New York’s Democrat governor Andrew Cuomo is set to become the highest paid governor in the United States. It’s not clear what exactly he has done to earn such a distinction.
The New York Post reports:
Andrew Cuomo to become the highest-paid governor in the US
Even with Albany passing a $175 billion budget underpinned by a series of new taxes, there’s at least one New Yorker whose bank account will be better off: Gov. Andrew Cuomo.
Lawmakers voted in the wee hours of Monday morning to hike Cuomo’s salary to $250,000 by 2021, making him the highest-paid governor in the nation.
Voting largely along party lines, the Senate signed off on the raise around 2:45 a.m. in a 35-24 vote.
The Assembly followed at 7 a.m., approving the raise by a margin of 92-46.
Cuomo’s compensation will jump from a 2018 salary of $179,500 to $200,000 this year, $225,000 in 2020 and $250,000 in 2021 — good enough to leave California Gov. Gavin Newsom’s current high of $202,000 in the dust.
Lt. Gov. Kathy Hochul will also get a bump to $220,000 by 2021. She was making $151,500 last year.
It’s ironic that Cuomo is being paid so much, considering how many people are trying to leave New York over high taxes.
And some of them claim they’re being subjected to audits for wanting to leave.
FOX News reported just last month:
As residents flee New York’s high taxes, state uses intrusive audits to get cash from defectors
New York state goes to extraordinary lengths to catch wealthy residents who try to flee its burdensome taxes, leaving a gaping hole in the state’s treasury.
The aggressive approach by state tax collectors comes as the Empire State faces a $2.3 billion budget deficit that even Democratic Gov. Andrew Cuomo called “as serious as a heart attack.”
Cuomo, a vocal critic of President Trump, blamed congressional Republicans for passing tax reforms that reduced the state and local tax deduction Americans can take on their annual income tax forms — meaning residents of high-tax blue states like New York have been feeling the pinch, sparking their exodus.
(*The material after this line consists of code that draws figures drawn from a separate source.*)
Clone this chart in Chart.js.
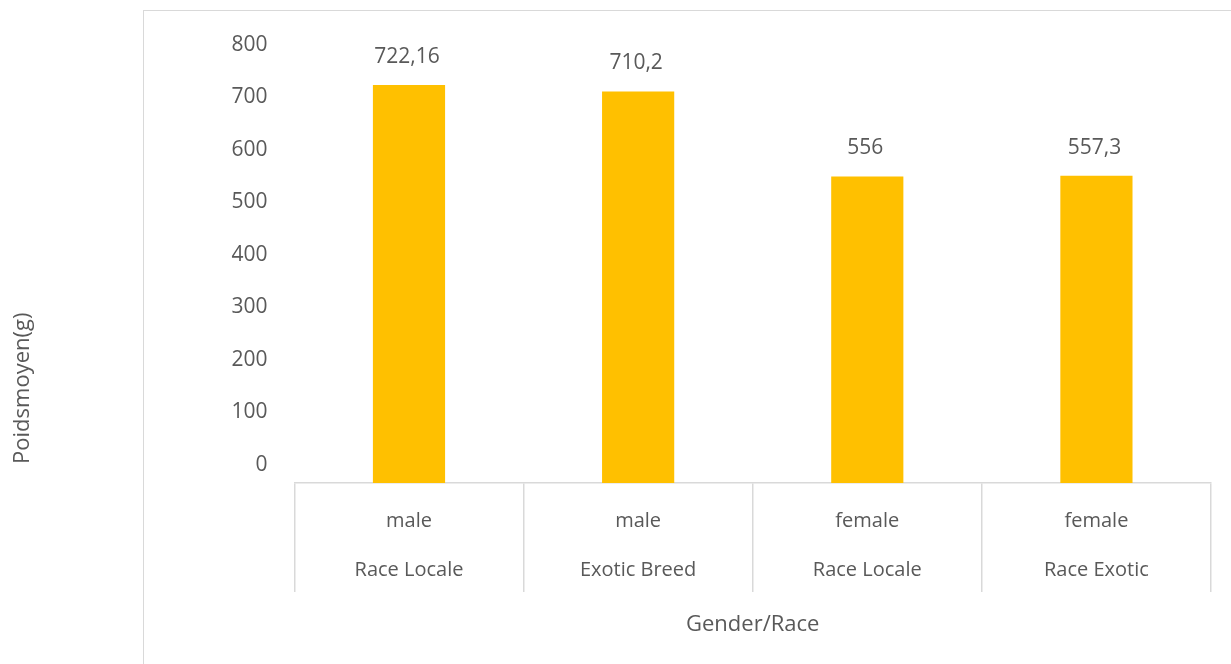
<!DOCTYPE html>
<html>
<head>
<meta charset="utf-8">
<script src="https://cdn.jsdelivr.net/npm/chart.js@4"></script>
<style>
  html, body { margin: 0; padding: 0; background: #fff; }
  #wrap { position: relative; width: 1231px; height: 664px; overflow: hidden; }
  #frame { position: absolute; left: 143px; top: 10px; width: 1200px; height: 800px; border: 1px solid #d9d9d9; box-sizing: border-box; }
  #chart-box { position: absolute; left: 0; top: 0; width: 1231px; height: 664px; }
</style>
</head>
<body>
<div id="wrap">
  <div id="frame"></div>
  <div id="chart-box"><canvas id="cv"></canvas></div>
</div>
<script>
// data
const genders = ['male', 'male', 'female', 'female']
const races = ['Race Locale', 'Exotic Breed', 'Race Locale', 'Race Exotic']
const poids = [722.16, 710.2, 556, 557.3]
const yTicks = [0, 100, 200, 300, 400, 500, 600, 700, 800]

const labels = genders.map((g, i) => [g, races[i]])
const grey = '#595959'
const font = 'Open Sans'

// value labels above each bar, french decimal comma
const valueLabels = {
  id: 'valueLabels',
  afterDatasetsDraw(chart) {
    const ctx = chart.ctx
    const meta = chart.getDatasetMeta(0)
    ctx.save()
    ctx.font = '21px "' + font + '"'
    ctx.fillStyle = grey
    ctx.textAlign = 'center'
    ctx.textBaseline = 'middle'
    meta.data.forEach((bar, i) => {
      ctx.fillText(String(poids[i]).replace('.', ','), bar.x - 2, bar.y - 28)
    })
    ctx.restore()
  }
}

new Chart(document.getElementById('cv'), {
  type: 'bar',
  data: {
    labels: labels,
    datasets: [{
      data: poids,
      backgroundColor: '#FFC000',
      barPercentage: 0.315,
      categoryPercentage: 1,
      yAxisID: 'y'
    }]
  },
  options: {
    responsive: true,
    maintainAspectRatio: false,
    animation: false,
    layout: { padding: { top: 42, right: 20, left: 0, bottom: 0 } },
    plugins: { legend: { display: false }, tooltip: { enabled: false } },
    scales: {
      x: {
        grid: { display: true, drawOnChartArea: false, drawTicks: true, tickLength: 109, color: '#d9d9d9', lineWidth: 1.5 },
        border: { display: true, color: '#d9d9d9', width: 1.5 },
        ticks: { color: grey, font: { family: font, size: 20, lineHeight: 2.45 }, padding: -95.5, maxRotation: 0 },
        title: {
          display: true, text: 'Gender/Race', color: grey,
          font: { family: font, size: 22 }, padding: { top: 112.6, bottom: 26 }
        }
      },
      // scale the bars are drawn against
      y: {
        display: false,
        min: 0,
        max: 800
      },
      // scale that only carries the tick labels (offset as in the original)
      yl: {
        position: 'left',
        min: -35,
        max: 805,
        afterBuildTicks: s => { s.ticks = yTicks.map(v => ({ value: v })) },
        grid: { display: false, drawTicks: false },
        border: { display: false },
        ticks: { color: grey, font: { family: font, size: 21 }, padding: 27 },
        title: {
          display: true,
          text: 'Poidsmoyen(g)' + '\u00a0'.repeat(44),
          color: grey,
          font: { family: font, size: 22 },
          padding: { top: 10, bottom: 168 }
        }
      }
    }
  },
  plugins: [valueLabels]
})
</script>
</body>
</html>
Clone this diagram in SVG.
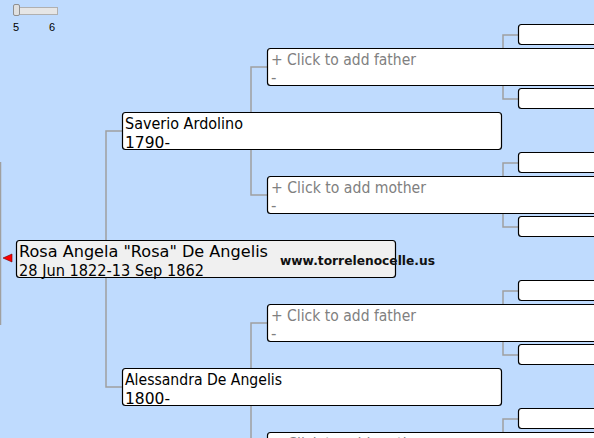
<svg xmlns="http://www.w3.org/2000/svg" width="594" height="438" viewBox="0 0 594 438">
<style>
.bg{fill:#BFDBFE}
.con{fill:none;stroke:#A0A0A0;stroke-width:1.5}
.box{fill:#FFFFFF;stroke:#000000;stroke-width:1.2}
.root{fill:#F0F0F0;stroke:#000000;stroke-width:1.2}
.t{font-family:"DejaVu Sans",Verdana,sans-serif;font-size:15px;fill:#000000}
.g{font-family:"DejaVu Sans",Verdana,sans-serif;font-size:15px;fill:#808080}
.s{font-family:"Liberation Sans",Arial,sans-serif;font-size:11px;fill:#000000}
.wm{font-family:"DejaVu Sans",Verdana,sans-serif;font-size:12.5px;font-weight:bold;fill:#111111}
</style>
<rect class="bg" x="0" y="0" width="594" height="438"/>
<g id="slider">
<rect x="13.5" y="7.5" width="44" height="7" fill="#E6E6E6" stroke="#B0B0B0"/>
<rect x="13.5" y="4.5" width="6" height="11" rx="1.5" fill="#E0E0E0" stroke="#909090"/>
<text class="s" x="13" y="31">5</text>
<text class="s" x="49" y="31">6</text>
</g>
<g id="connectors">
<line class="con" x1="0.5" y1="162" x2="0.5" y2="325"/>
<polyline class="con" points="122,131 106,131 106,387 122,387"/>
<polyline class="con" points="267,67 251,67 251,195 267,195"/>
<polyline class="con" points="267,323 251,323 251,451 267,451"/>
<polyline class="con" points="519,35 503,35 503,99 519,99"/>
<polyline class="con" points="519,163 503,163 503,227 519,227"/>
<polyline class="con" points="519,291 503,291 503,355 519,355"/>
<polyline class="con" points="519,419 503,419 503,483 519,483"/>
</g>
<g id="gen3">
<rect class="box" x="518.5" y="24.5" width="400" height="20" rx="3"/>
<rect class="box" x="518.5" y="88.5" width="400" height="20" rx="3"/>
<rect class="box" x="518.5" y="152.5" width="400" height="20" rx="3"/>
<rect class="box" x="518.5" y="216.5" width="400" height="20" rx="3"/>
<rect class="box" x="518.5" y="280.5" width="400" height="20" rx="3"/>
<rect class="box" x="518.5" y="344.5" width="400" height="20" rx="3"/>
<rect class="box" x="518.5" y="408.5" width="400" height="20" rx="3"/>
</g>
<g id="father1">
<rect class="box" x="267.5" y="48.5" width="380" height="37" rx="3"/>
<text class="g" x="271" y="65" textLength="145" lengthAdjust="spacingAndGlyphs">+ Click to add father</text>
<text class="g" x="271" y="83">-</text>
</g>
<g id="mother1">
<rect class="box" x="267.5" y="176.5" width="380" height="37" rx="3"/>
<text class="g" x="271" y="193" textLength="155" lengthAdjust="spacingAndGlyphs">+ Click to add mother</text>
<text class="g" x="271" y="211">-</text>
</g>
<g id="father2">
<rect class="box" x="267.5" y="304.5" width="380" height="37" rx="3"/>
<text class="g" x="271" y="321" textLength="145" lengthAdjust="spacingAndGlyphs">+ Click to add father</text>
<text class="g" x="271" y="339">-</text>
</g>
<g id="mother2">
<rect class="box" x="267.5" y="432.5" width="380" height="37" rx="3"/>
<text class="g" x="271" y="449" textLength="155" lengthAdjust="spacingAndGlyphs">+ Click to add mother</text>
</g>
<g id="saverio">
<rect class="box" x="122.5" y="112.5" width="379" height="37" rx="3"/>
<text class="t" x="125" y="129" textLength="118" lengthAdjust="spacingAndGlyphs">Saverio Ardolino</text>
<text class="t" x="125" y="148" textLength="45" lengthAdjust="spacingAndGlyphs">1790-</text>
</g>
<g id="alessandra">
<rect class="box" x="122.5" y="368.5" width="379" height="37" rx="3"/>
<text class="t" x="125" y="385" textLength="157" lengthAdjust="spacingAndGlyphs">Alessandra De Angelis</text>
<text class="t" x="125" y="404" textLength="45" lengthAdjust="spacingAndGlyphs">1800-</text>
</g>
<g id="rosa">
<polygon points="3,258 12,254 12,262" fill="#FF0000" stroke="#700000" stroke-width="0.6"/>
<rect class="root" x="16.5" y="240.5" width="379" height="37" rx="3"/>
<text class="t" x="19" y="257" textLength="249" lengthAdjust="spacingAndGlyphs">Rosa Angela "Rosa" De Angelis</text>
<text class="t" x="19" y="276" textLength="185" lengthAdjust="spacingAndGlyphs">28 Jun 1822-13 Sep 1862</text>
</g>
<text class="wm" x="280" y="265" textLength="155" lengthAdjust="spacingAndGlyphs">www.torrelenocelle.us</text>
</svg>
“This is the flip side. Tax the rich, tax the rich, tax the rich,” Cuomo said last month. “We did. Now, God forbid, the rich leave.”
But New York state auditors are doing their best to ensure that those fleeing the state’s high taxes will face difficulties, including being subjected to an audit — likely to be followed by a massive tax bill.
Does the governor of New York have any sense of shame?